* Stated problem *
Determine how many lines contain the string "chart", then reply with that figure only.
— Start Excerpted data —
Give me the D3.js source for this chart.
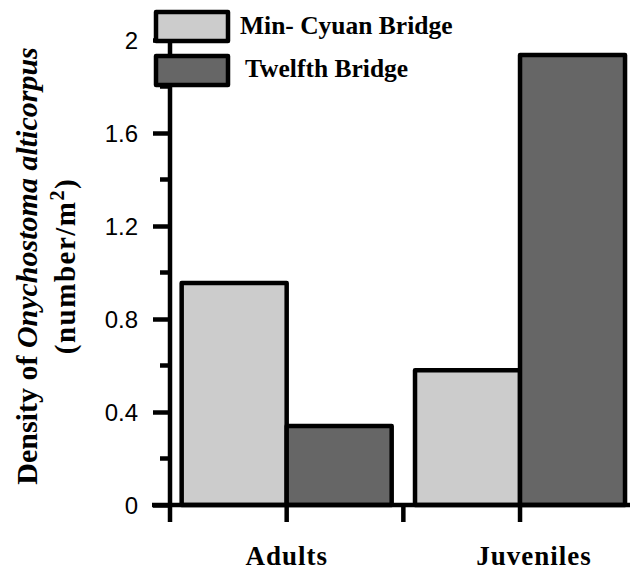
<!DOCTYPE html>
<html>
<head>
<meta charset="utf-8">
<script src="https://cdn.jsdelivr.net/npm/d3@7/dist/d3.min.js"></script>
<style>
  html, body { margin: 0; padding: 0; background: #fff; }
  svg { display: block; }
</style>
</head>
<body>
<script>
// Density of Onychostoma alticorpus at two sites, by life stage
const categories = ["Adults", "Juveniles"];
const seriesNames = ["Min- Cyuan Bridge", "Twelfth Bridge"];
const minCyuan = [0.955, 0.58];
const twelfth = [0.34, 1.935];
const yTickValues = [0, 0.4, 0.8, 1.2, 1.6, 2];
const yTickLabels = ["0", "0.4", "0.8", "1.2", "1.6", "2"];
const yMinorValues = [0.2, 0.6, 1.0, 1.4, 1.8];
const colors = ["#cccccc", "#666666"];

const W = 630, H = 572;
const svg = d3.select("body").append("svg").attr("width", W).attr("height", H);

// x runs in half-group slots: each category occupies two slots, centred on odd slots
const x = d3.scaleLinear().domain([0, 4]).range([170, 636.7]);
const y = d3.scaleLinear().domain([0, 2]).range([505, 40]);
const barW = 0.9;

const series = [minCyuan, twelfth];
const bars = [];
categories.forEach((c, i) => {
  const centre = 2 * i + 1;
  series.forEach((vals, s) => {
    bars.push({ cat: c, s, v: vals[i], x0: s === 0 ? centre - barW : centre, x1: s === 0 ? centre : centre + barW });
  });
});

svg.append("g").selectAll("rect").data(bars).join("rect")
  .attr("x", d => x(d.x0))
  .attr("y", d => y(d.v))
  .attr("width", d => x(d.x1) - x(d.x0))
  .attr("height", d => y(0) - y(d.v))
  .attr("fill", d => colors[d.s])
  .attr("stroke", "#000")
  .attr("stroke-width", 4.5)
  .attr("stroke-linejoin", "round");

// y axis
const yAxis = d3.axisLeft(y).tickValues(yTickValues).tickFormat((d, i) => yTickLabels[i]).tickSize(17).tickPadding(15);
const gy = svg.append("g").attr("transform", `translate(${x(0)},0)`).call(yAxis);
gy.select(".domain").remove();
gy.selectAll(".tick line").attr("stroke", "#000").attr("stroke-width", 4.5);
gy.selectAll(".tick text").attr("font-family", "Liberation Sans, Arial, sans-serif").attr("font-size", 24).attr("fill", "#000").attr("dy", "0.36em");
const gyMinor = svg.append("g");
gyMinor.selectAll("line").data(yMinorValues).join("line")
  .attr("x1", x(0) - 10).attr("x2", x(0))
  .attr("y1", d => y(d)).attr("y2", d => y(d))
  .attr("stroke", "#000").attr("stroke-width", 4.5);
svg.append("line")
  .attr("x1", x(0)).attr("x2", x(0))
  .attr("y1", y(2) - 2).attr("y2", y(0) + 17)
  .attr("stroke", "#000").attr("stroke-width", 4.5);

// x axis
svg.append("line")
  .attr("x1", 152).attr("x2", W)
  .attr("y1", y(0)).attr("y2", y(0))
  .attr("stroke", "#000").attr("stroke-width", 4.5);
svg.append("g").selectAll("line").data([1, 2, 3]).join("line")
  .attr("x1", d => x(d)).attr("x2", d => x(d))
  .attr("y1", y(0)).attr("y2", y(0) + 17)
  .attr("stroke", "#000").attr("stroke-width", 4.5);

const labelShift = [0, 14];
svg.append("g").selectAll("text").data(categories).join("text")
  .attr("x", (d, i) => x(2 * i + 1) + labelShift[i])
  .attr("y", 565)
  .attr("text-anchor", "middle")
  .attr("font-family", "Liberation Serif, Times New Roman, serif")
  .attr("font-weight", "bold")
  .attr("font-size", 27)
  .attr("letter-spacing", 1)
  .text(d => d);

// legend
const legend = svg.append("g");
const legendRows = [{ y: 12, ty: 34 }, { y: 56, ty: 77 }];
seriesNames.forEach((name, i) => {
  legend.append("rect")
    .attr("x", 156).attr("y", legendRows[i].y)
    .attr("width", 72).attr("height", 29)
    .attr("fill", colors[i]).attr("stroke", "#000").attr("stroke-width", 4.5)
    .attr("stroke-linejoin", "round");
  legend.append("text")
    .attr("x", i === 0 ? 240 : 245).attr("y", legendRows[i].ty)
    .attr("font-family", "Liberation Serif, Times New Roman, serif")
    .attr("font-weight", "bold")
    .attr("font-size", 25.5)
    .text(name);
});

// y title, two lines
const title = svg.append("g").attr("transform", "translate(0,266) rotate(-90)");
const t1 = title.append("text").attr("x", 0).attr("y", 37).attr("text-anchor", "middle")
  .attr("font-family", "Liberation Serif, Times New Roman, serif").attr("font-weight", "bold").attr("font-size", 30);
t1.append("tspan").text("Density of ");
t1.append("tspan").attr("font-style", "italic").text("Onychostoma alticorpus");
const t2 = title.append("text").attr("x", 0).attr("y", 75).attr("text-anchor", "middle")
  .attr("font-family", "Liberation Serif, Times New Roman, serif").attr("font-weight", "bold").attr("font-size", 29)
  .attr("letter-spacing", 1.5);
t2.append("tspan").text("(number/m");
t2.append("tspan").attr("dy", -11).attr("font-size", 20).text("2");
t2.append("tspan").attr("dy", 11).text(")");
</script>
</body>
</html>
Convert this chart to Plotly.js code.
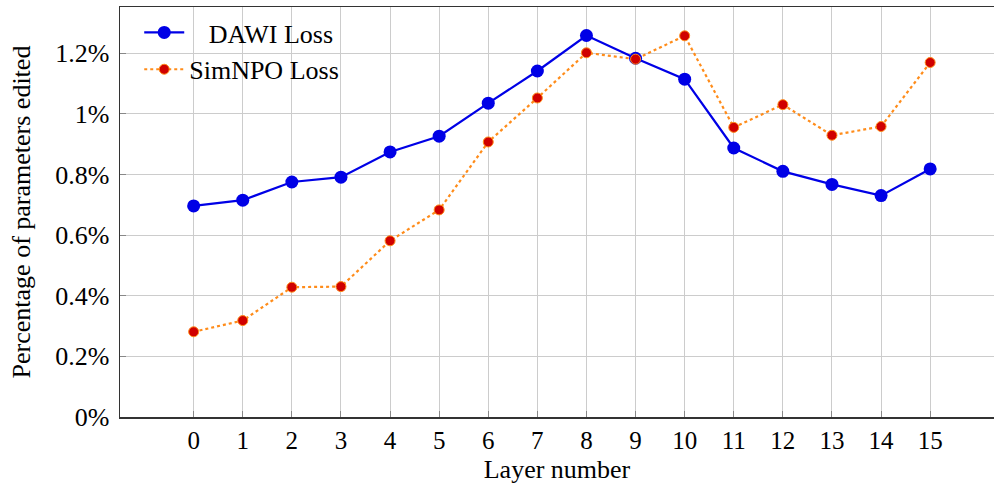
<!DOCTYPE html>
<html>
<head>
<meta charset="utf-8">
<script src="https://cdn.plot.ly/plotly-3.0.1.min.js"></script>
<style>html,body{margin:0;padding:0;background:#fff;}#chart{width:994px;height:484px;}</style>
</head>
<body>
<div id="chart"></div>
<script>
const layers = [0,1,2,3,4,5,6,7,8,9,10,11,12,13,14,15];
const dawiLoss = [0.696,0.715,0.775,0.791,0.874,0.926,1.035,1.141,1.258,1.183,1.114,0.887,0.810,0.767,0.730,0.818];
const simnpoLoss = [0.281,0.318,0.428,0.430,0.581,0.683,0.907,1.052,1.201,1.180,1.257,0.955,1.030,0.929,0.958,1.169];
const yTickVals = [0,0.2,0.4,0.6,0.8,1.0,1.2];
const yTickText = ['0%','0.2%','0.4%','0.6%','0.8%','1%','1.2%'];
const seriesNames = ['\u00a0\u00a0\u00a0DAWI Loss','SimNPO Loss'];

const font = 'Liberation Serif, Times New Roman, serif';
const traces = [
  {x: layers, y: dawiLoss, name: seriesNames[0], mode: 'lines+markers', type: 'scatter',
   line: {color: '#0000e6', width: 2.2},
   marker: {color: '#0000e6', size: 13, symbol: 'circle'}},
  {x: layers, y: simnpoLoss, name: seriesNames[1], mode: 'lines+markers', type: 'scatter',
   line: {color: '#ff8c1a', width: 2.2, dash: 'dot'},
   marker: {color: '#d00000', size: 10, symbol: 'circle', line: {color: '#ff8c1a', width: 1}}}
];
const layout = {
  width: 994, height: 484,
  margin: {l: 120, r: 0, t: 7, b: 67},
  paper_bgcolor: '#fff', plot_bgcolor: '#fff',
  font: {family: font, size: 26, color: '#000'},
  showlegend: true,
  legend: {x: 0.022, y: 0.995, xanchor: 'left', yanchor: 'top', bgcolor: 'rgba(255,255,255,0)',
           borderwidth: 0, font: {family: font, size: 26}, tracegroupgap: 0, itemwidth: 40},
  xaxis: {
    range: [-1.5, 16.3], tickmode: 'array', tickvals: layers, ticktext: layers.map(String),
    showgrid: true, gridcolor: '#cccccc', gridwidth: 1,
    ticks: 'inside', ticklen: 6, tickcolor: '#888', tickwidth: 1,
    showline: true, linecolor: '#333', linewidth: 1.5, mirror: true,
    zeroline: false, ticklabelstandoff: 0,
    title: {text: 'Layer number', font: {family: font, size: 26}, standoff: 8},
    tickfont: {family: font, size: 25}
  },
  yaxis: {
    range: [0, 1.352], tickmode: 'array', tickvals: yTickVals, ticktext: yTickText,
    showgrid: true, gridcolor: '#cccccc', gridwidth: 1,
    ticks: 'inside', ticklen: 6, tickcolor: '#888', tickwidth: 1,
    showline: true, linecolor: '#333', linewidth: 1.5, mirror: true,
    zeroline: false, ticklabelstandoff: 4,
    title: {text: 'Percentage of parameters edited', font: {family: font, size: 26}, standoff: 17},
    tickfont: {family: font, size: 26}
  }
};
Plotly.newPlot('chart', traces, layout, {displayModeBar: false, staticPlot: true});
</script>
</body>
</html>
— End Excerpted data —
* Result of this exercise *
5